I dream of a place where the border between earth and sky is sharp and always overexposed, where cottonwoods exhale soft white fluff and their leaves flutter in the persistent sandy winds like hands clapping. This place, whether it be a canyon whose rock walls have toppled in like the forgotten stacks in some goliath library of geologic time, or just the end of a dusty road to an infinite nowhere but always limited nothing, is what I imagine when I start to feel claustrophobic.
            The mountains, with their savagely formed peaks all torn and pushed from below, the galaxy of trees and summer flowers whose names I’ll never know, are still home. Here at the base of the San Francisco Peaks all those cottonwoods and that library of stone are just over the horizon. I can drive east to the moon and north to that often visited but seldom entered canyon of the Colorado River. All those places I’ve imagined, all the sandstone labyrinths and water polished granite blocks shining white as light, they’re out there somewhere and Philip Glass wrote the score.
            It takes a certain kind of person to devote so many lonely hours to the dull buzz of washboard. They’re out there though, crawling across the wintery desert in search of the best weather and hard rock. But as gas approaches the pinnacle of five dollars a gallon driving aimlessly, flipping coins at intersections, (heads left, tails right) makes less and less sense. So I’ve taken to that thing considerably vast and headache inducing, the Internet.
            Like I am to the desert Southwest, I’m addicted to the Internet. It's a portal of glass and light, keys and chips, electricity and people, to those places where the road ends and the trail starts. Someone’s always been wherever the curser lands and taken photos to prove it. Those blurry satellite images are like heroin and like a drug, always seem to disappoint.

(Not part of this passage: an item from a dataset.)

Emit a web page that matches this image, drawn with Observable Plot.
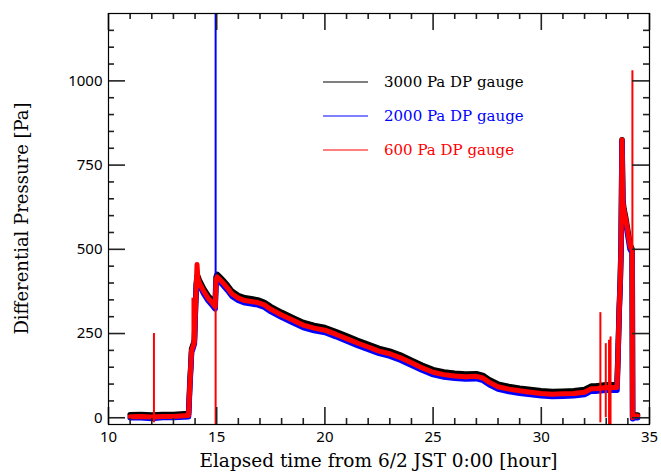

After hours in the car whatever neglected scattering of boulders I finally pull up to is head high, the worst rock in the West, or balanced precariously in the angle of repose. But I don’t stop, I can’t stop, the desire to discover must be fed and kept alive because sometimes there are those rare moments where bags can be packed and a trip can be taken with no expectations. 
 I need wilderness and I need, at least sometimes to feel like a part of it. That’s one reason why I like to climb, and because it’s there, crouching in a cave or at the bottom of a murky pool, the wild that has shaped us all. I can’t find it, don’t know what it looks like or feels like, but looking seems like the right thing to do. After every trip, every new place, and every new climb, that wild feels closer but I know I’ll never find it, which is good. So I pack extra water and snacks and head to the moon.

1 comment:

  1. Wow Tom. Awesome post. You had my mind spinning from the first sentence.